Headlines
Resources Per Region
Industrial production in the eurozone showed signs of stabilisation in January across sectors and in most countries, despite a contraction in Germany, the bloc’s biggest economy, the Financial Times reported. Output in the region rose 1.4 per cent from the previous month, rebounding from a decline of 0.9 per cent in December, better than a forecast from analysts in a Reuters poll of 1.0 per cent expansion, Eurostat figures revealed on Wednesday.
Mozambique is seeking the cancellation of government guarantees on debts run up by state-run security firm Proindicus which helped spark a debt crisis in the country, its prime minister was quoted as saying on Wednesday. Mozambique has a case in London's High Court against investment bank Credit Suisse and a number of other parties linked with the $2 billion (£1.5 billion) worth of loans, which have sparked investigations in the United States and Mozambique, the International New York Times reported on a Reuters story.
As the political crisis in Venezuela rumbles on, a number of creditors are squaring up in what promises to be one of the most complicated debt restructurings in history, the Financial Times reported. What will make a workout so tricky to resolve is not just the amount of IOUs sitting on the balance sheet of the South American nation, the fourth-largest economy in the region, but the diversity of its creditor base. In recent months, some aggrieved lenders have filed lawsuits against the government and the state-owned oil company, PDVSA, sparking some unease from the rest.
Standard Chartered Plc may wind up losing less on its biggest bad loan in India. Lenders to bankrupt Essar Steel India Ltd. will consider increasing a payout to Standard Chartered to expedite the sale of the troubled Indian mill to ArcelorMittal, according to people with knowledge of the matter, Bloomberg News reported. That could smooth over a sticking point in months of court battles as the world’s largest steelmaker tries to open shop in the South Asian nation. Standard Chartered has been seeking repayment on about 35.6 billion rupees ($513 million) of loans to Essar Steel.
Regulators in some Asian countries are getting tougher on auditors after landmark defaults, in an increasingly high-stakes game as investors call for earlier warning signs amid expectations for debt failures to mount, Bloomberg News reported. High-profile collapses of commodities trader Noble Group Ltd. and India’s shadow lender Infrastructure Leasing & Financial Services Ltd. have rocked investors over the past year. In China, a spate of defaults has raised concerns over the quality of financial reports.
Bets on beaten-down Chinese distressed bonds could pay off if the nation persists with its credit easing and there’s a sustained rally in the domestic stock market, according to an Asia-based hedge fund that manages $3.5 billion, Bloomberg News reported.
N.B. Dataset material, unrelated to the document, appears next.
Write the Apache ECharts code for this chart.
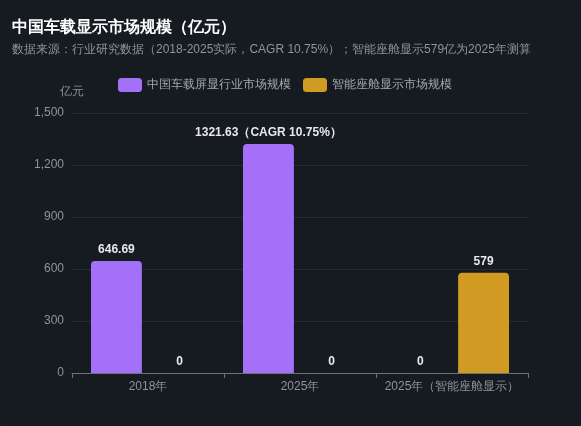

Distressed dollar bonds from Chinese issuers have had their best start to a year since 2012. A strategy that includes investing in these notes “could generate out-sized returns” if an improving economy and share gains help investors recover more money from troubled debt, said Kevin Wu, a portfolio manager at Pinpoint Asset Management.
Billionaire Mike Ashley’s Sports Direct International Plc accused Debenhams Plc’s board of misleading shareholders in its Jan. 10 results ahead of the department-store chain’s profit warning last week, Bloomberg News reported.
Turkey’s Cukurova Holding is considering whether to ask Ziraat Bank to restructure a dollar-denominated loan it took out from the state-owned lender five years ago, according to people familiar with the plans. Cukurova has so far only made interest payments on the $1.6 billion loan and will seek a meeting with the bank before a pre-scheduled payment in July, should it decide to ask for the debt to be reorganized, the people said, asking not to be identified because the deliberations are private, Bloomberg News reported. The 10-year loan had a three-year grace period.
Saudi conglomerate Ahmad Hamad Algosaibi and Brothers (AHAB) said on Wednesday it had filed last week for a financial restructuring under Saudi Arabia’s new bankruptcy law, as it seeks to end a decade-long dispute with creditors, Reuters reported. Saudi Arabia’s bankruptcy law, which came into effect in August, is an important step towards making the kingdom more investor friendly, offering a legal framework to struggling companies seeking to restructure debt following the 2009 global financial crisis and, more recently, weaker oil prices.
The new chief of Kazakhstan’s central bank dodged a debt claim in 2014 thanks to a legal system that’s failed to protect lenders from rampant defaults and repeated crises, Bloomberg News reported. In 2014, Yerbolat Dossayev and three business partners were given a reprieve on repaying 1.9 billion tenge, then worth $13 million, that they’d personally guaranteed to the central Asian country’s biggest bank at the time. It’s not clear whether the debt was ever repaid.